• Task description:
Leave the pictures out and quote every line from the start of the listing to the line with "W, H = 1465 - OFF, 713 - OFF", inclusive.

• Supplied information:
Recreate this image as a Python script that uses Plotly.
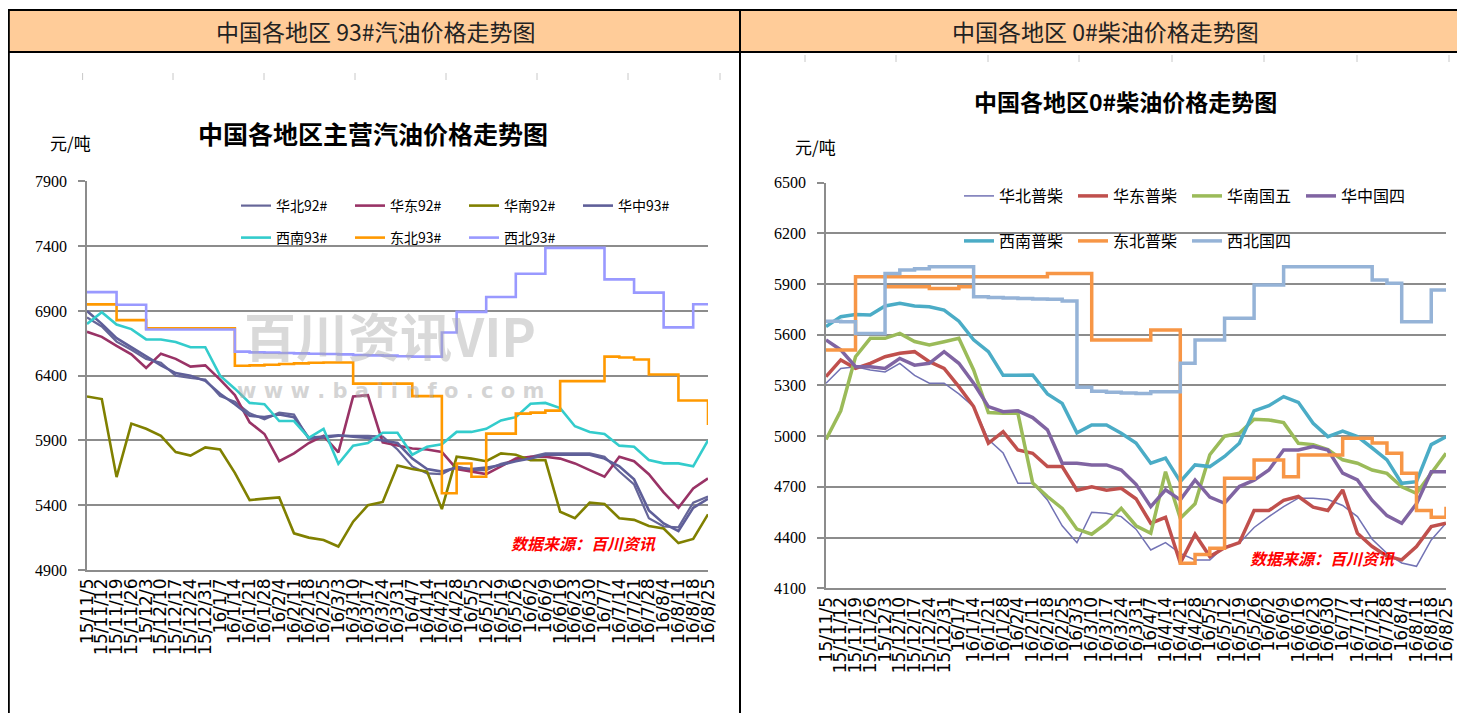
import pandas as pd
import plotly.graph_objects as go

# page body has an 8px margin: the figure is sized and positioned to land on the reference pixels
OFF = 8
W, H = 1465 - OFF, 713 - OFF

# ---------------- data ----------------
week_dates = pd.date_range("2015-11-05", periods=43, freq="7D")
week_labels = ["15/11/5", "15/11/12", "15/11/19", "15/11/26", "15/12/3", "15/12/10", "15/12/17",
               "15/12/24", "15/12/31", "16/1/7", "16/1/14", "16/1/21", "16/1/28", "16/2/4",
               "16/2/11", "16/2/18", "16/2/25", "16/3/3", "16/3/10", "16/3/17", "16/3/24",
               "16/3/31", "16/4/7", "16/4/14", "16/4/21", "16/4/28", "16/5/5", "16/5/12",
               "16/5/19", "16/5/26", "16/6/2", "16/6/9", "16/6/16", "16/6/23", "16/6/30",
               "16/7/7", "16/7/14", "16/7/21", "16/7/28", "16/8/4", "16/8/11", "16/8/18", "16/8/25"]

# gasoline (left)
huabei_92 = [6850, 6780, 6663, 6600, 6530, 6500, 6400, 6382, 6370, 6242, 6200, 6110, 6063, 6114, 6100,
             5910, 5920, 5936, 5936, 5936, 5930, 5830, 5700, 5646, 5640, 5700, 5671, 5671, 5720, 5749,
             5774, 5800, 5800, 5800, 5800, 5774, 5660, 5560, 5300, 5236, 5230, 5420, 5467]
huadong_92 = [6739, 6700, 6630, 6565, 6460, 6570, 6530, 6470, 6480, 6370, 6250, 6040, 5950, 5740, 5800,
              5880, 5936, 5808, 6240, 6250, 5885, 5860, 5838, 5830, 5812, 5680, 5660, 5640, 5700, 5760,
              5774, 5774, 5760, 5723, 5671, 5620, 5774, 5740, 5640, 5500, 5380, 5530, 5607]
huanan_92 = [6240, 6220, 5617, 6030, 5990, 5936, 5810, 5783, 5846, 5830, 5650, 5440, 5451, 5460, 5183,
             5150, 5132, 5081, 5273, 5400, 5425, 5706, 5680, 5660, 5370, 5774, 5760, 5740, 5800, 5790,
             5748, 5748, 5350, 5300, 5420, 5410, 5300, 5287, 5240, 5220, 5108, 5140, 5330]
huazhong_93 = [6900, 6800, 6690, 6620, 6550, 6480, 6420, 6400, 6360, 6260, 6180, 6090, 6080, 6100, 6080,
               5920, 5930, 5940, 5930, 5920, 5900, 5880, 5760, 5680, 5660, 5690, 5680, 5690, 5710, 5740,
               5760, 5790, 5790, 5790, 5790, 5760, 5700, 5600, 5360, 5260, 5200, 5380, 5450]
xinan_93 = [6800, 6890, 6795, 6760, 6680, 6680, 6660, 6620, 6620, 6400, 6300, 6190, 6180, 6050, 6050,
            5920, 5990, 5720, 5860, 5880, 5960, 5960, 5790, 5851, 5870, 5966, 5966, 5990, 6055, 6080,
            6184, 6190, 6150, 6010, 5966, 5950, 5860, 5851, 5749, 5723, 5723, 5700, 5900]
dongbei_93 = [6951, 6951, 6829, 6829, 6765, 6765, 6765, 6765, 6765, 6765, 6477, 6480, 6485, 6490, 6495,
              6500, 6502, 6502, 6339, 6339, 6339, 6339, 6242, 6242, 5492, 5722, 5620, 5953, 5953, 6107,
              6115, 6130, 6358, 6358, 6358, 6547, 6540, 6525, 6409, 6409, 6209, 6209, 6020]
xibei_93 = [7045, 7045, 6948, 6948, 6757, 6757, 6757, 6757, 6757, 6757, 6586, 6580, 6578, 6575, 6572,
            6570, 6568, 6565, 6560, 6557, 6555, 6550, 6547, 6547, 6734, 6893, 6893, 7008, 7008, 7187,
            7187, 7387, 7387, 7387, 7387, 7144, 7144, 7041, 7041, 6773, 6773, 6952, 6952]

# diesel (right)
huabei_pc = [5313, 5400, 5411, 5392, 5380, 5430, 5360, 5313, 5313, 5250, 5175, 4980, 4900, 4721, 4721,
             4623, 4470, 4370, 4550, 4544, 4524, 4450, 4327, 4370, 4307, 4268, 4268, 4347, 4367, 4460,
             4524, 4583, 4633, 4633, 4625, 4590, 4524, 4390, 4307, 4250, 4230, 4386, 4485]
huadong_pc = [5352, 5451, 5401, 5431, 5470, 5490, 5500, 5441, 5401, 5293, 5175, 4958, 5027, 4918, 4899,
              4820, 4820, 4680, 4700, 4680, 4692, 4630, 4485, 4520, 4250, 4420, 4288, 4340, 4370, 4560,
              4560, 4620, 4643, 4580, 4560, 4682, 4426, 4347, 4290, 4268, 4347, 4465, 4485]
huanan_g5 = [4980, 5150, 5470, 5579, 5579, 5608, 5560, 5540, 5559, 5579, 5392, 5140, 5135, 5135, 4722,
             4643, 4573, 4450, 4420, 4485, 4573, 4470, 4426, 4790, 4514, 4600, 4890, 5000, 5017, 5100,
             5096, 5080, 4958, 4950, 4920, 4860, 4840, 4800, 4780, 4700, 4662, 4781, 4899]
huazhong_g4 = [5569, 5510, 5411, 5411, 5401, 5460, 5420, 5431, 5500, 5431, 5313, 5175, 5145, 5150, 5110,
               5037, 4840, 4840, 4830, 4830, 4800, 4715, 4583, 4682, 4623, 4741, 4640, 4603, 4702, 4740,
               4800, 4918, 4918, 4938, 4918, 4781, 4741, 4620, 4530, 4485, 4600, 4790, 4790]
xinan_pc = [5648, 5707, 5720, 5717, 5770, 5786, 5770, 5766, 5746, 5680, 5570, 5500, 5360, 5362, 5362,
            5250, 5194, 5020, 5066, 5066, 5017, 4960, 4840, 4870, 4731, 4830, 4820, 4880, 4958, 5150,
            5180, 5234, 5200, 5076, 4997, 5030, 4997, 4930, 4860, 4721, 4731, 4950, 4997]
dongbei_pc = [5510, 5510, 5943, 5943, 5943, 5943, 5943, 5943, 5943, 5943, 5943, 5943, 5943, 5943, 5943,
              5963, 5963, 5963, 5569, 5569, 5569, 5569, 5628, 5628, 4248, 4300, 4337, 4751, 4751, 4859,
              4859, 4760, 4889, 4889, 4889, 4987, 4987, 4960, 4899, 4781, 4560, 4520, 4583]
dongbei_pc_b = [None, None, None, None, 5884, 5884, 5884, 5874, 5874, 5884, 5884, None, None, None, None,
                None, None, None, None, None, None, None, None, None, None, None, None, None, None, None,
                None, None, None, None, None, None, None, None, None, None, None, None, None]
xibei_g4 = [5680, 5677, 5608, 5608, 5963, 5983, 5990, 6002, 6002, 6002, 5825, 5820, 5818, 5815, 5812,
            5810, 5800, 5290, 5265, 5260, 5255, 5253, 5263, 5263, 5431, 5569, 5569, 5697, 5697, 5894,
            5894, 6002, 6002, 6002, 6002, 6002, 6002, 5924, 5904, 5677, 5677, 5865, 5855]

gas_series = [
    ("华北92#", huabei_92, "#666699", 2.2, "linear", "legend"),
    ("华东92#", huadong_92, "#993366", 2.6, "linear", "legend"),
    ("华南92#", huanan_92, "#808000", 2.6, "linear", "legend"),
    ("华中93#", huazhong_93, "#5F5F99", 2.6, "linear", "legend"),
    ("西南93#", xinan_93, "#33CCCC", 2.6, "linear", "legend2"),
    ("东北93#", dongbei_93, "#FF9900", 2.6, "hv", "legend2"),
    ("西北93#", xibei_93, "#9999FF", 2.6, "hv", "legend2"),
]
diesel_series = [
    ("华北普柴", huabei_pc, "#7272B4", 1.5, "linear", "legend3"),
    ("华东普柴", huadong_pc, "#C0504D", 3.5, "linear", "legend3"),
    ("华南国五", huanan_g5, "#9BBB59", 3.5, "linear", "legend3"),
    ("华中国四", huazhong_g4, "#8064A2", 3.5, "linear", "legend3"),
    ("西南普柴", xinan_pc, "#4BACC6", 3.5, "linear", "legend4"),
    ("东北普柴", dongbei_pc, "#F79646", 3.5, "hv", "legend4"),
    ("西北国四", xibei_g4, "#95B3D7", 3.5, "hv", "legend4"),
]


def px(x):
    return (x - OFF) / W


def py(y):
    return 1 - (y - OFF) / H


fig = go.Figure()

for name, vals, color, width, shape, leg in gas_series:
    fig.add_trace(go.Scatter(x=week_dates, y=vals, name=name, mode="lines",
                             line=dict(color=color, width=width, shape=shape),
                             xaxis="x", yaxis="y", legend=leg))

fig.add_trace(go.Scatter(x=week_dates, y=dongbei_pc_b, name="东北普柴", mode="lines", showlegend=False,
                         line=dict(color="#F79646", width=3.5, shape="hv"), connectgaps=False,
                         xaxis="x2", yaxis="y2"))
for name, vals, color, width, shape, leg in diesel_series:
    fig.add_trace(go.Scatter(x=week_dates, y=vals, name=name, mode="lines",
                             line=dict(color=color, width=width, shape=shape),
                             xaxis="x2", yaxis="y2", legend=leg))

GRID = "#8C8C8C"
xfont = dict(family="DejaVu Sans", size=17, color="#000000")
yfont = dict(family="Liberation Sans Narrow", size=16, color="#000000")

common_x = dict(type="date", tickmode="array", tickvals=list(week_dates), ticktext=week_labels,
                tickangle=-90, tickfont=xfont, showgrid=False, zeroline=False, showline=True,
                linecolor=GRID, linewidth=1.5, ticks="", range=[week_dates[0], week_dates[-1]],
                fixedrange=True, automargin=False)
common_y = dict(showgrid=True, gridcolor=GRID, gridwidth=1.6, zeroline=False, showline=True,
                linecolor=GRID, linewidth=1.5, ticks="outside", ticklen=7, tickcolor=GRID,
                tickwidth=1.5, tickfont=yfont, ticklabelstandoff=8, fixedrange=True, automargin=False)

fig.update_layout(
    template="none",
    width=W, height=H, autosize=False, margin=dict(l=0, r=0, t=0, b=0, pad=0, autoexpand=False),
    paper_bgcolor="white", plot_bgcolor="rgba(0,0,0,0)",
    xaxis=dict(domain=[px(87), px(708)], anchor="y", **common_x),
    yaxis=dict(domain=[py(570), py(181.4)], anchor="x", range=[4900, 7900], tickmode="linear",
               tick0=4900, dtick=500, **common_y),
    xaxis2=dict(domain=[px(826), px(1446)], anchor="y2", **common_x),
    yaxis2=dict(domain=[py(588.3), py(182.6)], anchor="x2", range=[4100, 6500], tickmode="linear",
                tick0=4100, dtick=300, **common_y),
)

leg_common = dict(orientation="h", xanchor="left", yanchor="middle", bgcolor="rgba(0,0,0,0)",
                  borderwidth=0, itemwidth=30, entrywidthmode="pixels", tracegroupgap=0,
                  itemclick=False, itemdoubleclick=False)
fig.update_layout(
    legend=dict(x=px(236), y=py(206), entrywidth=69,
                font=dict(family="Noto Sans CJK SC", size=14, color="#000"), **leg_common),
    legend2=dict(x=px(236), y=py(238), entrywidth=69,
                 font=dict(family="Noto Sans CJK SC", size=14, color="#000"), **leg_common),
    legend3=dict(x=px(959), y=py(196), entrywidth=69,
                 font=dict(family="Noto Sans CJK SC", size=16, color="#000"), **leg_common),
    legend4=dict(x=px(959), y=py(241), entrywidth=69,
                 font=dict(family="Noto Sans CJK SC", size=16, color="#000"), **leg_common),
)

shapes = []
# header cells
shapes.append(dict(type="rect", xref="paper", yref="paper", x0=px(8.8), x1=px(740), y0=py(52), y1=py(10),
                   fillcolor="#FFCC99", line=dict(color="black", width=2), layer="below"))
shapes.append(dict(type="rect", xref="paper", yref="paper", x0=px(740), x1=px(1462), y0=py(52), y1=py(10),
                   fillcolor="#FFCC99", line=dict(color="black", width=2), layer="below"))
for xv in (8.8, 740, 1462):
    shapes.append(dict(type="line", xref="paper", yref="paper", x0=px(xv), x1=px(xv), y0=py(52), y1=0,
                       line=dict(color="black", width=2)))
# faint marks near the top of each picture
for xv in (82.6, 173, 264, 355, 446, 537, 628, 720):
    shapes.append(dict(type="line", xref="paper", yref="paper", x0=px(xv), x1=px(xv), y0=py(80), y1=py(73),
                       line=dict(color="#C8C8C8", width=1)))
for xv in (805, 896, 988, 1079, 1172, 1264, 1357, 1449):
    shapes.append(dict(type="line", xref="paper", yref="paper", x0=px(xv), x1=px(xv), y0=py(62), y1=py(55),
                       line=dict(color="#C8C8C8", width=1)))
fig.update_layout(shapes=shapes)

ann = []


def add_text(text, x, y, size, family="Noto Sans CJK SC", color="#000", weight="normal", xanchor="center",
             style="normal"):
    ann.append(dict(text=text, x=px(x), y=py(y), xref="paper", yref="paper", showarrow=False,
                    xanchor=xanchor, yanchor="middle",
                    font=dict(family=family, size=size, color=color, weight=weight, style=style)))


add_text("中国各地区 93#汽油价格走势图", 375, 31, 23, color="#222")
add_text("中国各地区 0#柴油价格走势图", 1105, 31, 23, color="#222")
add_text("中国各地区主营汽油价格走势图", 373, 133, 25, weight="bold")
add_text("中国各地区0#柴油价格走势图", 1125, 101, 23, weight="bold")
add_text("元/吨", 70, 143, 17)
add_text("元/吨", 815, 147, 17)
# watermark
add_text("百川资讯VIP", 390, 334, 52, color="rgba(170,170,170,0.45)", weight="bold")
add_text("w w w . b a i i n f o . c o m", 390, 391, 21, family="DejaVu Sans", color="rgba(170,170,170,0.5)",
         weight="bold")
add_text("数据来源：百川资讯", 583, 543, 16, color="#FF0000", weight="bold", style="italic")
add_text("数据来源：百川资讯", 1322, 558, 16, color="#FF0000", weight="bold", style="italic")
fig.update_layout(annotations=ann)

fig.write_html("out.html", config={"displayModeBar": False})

• Full response:
Recreate this image as a Python script that uses Plotly.
import pandas as pd
import plotly.graph_objects as go

# page body has an 8px margin: the figure is sized and positioned to land on the reference pixels
OFF = 8
W, H = 1465 - OFF, 713 - OFF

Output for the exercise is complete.